Union ratifies labor agreement with Michelin; trades wage reductions for job security

Aug. 6, 2006

The tentative labor agreement between Michelin North America Inc. and the United Steelworkers (USW) involving three domestic BFGoodrich Tire Manufacturing plants has been ratified.

The new agreement, which covers 4,000 union members, calls for a 20% reduction in the wage rate structure and increases in employee health care cost-sharing at the BFGoodrich plants in Tuscaloosa and Opelika, Ala., and Fort Wayne, Ind. The USW says 61% of the membership voted to accept the tentative agreement.

Significantly reducing Michelin's costs over the life of the three-year contract was "absolutely critical to the long-term viability of these plants," according to Michelin.

"The North American tire market is one of the most competitive in the world, with increasing price pressure from vehicle manufacturers, unprecedented raw material and energy costs, and a surge of replacement market tires from competitors in lower-cost countries," says Jim Micali, chairman and president of Michelin North America. "Getting our labor costs in line with market rates and limiting our long-term liabilities are crucial to securing the future viability of our North American facilities."
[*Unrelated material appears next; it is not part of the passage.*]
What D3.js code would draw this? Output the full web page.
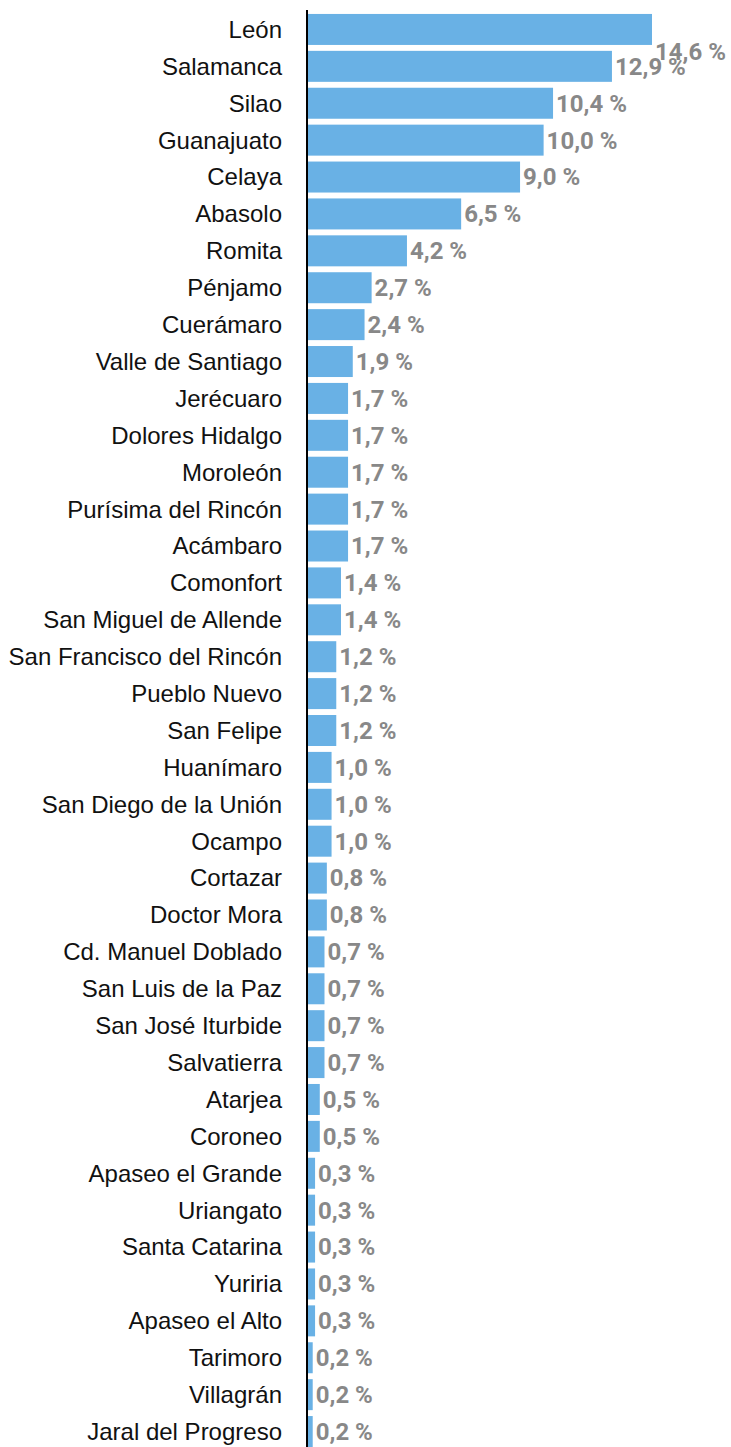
<!DOCTYPE html>
<html><head><meta charset="utf-8">
<script src="https://cdn.jsdelivr.net/npm/d3@7"></script>
<style>body{margin:0;background:#fff}</style>
</head><body>
<script>
const categories = ["León","Salamanca","Silao","Guanajuato","Celaya","Abasolo","Romita","Pénjamo","Cuerámaro","Valle de Santiago","Jerécuaro","Dolores Hidalgo","Moroleón","Purísima del Rincón","Acámbaro","Comonfort","San Miguel de Allende","San Francisco del Rincón","Pueblo Nuevo","San Felipe","Huanímaro","San Diego de la Unión","Ocampo","Cortazar","Doctor Mora","Cd. Manuel Doblado","San Luis de la Paz","San José Iturbide","Salvatierra","Atarjea","Coroneo","Apaseo el Grande","Uriangato","Santa Catarina","Yuriria","Apaseo el Alto","Tarimoro","Villagrán","Jaral del Progreso"];
const values = [14.6,12.9,10.4,10.0,9.0,6.5,4.2,2.7,2.4,1.9,1.7,1.7,1.7,1.7,1.7,1.4,1.4,1.2,1.2,1.2,1.0,1.0,1.0,0.8,0.8,0.7,0.7,0.7,0.7,0.5,0.5,0.3,0.3,0.3,0.3,0.3,0.2,0.2,0.2];
const data = categories.map((c,i)=>({c, v: values[i]}));

const W = 731, H = 1447, x0 = 308;
const svg = d3.select("body").append("svg").attr("width", W).attr("height", H);
const x = d3.scaleLinear().domain([0, 14.6]).range([x0, 652]);
const y = d3.scaleBand().domain(categories).range([11, 1450]).paddingInner(0.16).paddingOuter(0.08);

svg.selectAll("rect.bar").data(data).enter().append("rect")
  .attr("x", x(0)).attr("y", d => y(d.c))
  .attr("width", d => x(d.v) - x(0)).attr("height", y.bandwidth())
  .attr("fill", "#69b1e5");

svg.append("line").attr("x1", x0 - 1).attr("x2", x0 - 1).attr("y1", 10).attr("y2", H)
  .attr("stroke", "#000").attr("stroke-width", 2);

svg.selectAll("text.cat").data(data).enter().append("text")
  .attr("x", x0 - 26).attr("y", d => y(d.c) + y.bandwidth()/2)
  .attr("dy", "0.35em").attr("text-anchor", "end")
  .attr("font-family", "Liberation Sans, Arial, sans-serif").attr("font-size", 24)
  .attr("fill", "#111").text(d => d.c);

const fmt = v => d3.format(".1f")(v).replace(".", ",") + " %";
svg.selectAll("text.val").data(data).enter().append("text")
  .attr("x", d => x(d.v) + 3)
  .attr("y", (d,i) => y(d.c) + y.bandwidth()/2 + (i === 0 ? 22 : 0))
  .attr("dy", "0.35em")
  .attr("font-family", "Roboto, sans-serif").attr("font-weight", "bold").attr("font-size", 24)
  .attr("fill", "#888").text(d => fmt(d.v));
</script>
</body></html>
Cost benefits to Michelin include the following:

* BFGoodrich tire facilities will adopt a simplified, five-level job hierarchy with a 20% lower wage rate structure.

* Union employees will increase their cost sharing in healthcare coverage that will result in savings of approximately $5 million annually.

* As part of a new wage-progression program, new employees will receive substantially lower hourly pay.

* The contract allows for greater use of contingent staffing in full-time, rotating shifts.

* Retiree healthcare remains capped at $5,000 annually.

In return for these cost reduction commitments, Michelin will not close any of the three plants during the contract term beyond those already announced and negotiated. There also will be no "significant employee reductions."

The company also has agreed to:

* a modest pension increase consistent with inflation (an improved pension multiplier of $57 per month -- up from $54 -- per year of service for retirements after July 23, 2006).

* a contribution of $10 million to a trust managed by a third party to assist BFGoodrich retirees.

* capital investments of $100 million in the three facilities through 2009.

"There can be no more 'business as usual' in this climate of escalating costs and increased competition," says Micali. "We're committed to our manufacturing base in North America.

"But significant change has to occur to assure the competitiveness of our plants. Our facilities must be productive, efficient and profitable in order to remain viable for the long term. This new agreement for our BFGoodrich tire facilities is definitely another step in the right direction."

"This contract protects wages for our existing employees, preserves Cost of Living Adjustment (COLA) payments and maintains excellent health care benefits for both our active and retired members," says USW-BFGoodrich Coordinator Larry Jackson. "We also negotiated a 'buyout' package for more than 400 workers that will provide our older members with additional options, while enhancing job security protections for the younger ones."

Earlier this year, Michelin closed its BFGoodrich Tire Manufacturing plant in Ontario, Canada, and announced planned layoffs of 30% to 40% of the work force at its Opelika facility. Michelin North America (MNA) says these actions were driven by significant overcapacity in the mass market tire segment in North America.

Groupe Michelin, MNA's parent company, says that in less than three years, it has absorbed more than 1 billion euros in additional raw material costs, including a 20% increase in the first half of 2006 versus the same period a year ago. Increased energy and transportation costs in the first half of 2006 generated an additional 62 million euros in cost for the company.

MNA was designated last month as the target company in establishing an agreement in the tire industry. Master contracts also are being negotiated at Goodyear Tire & Rubber Co. and Bridgestone Firestone North American Tire LLC.

The three BFGoodrich consumer tire plants have the capacity to produce 73,000 tires a day, according to Modern Tire Dealer's 2006 Facts Issue.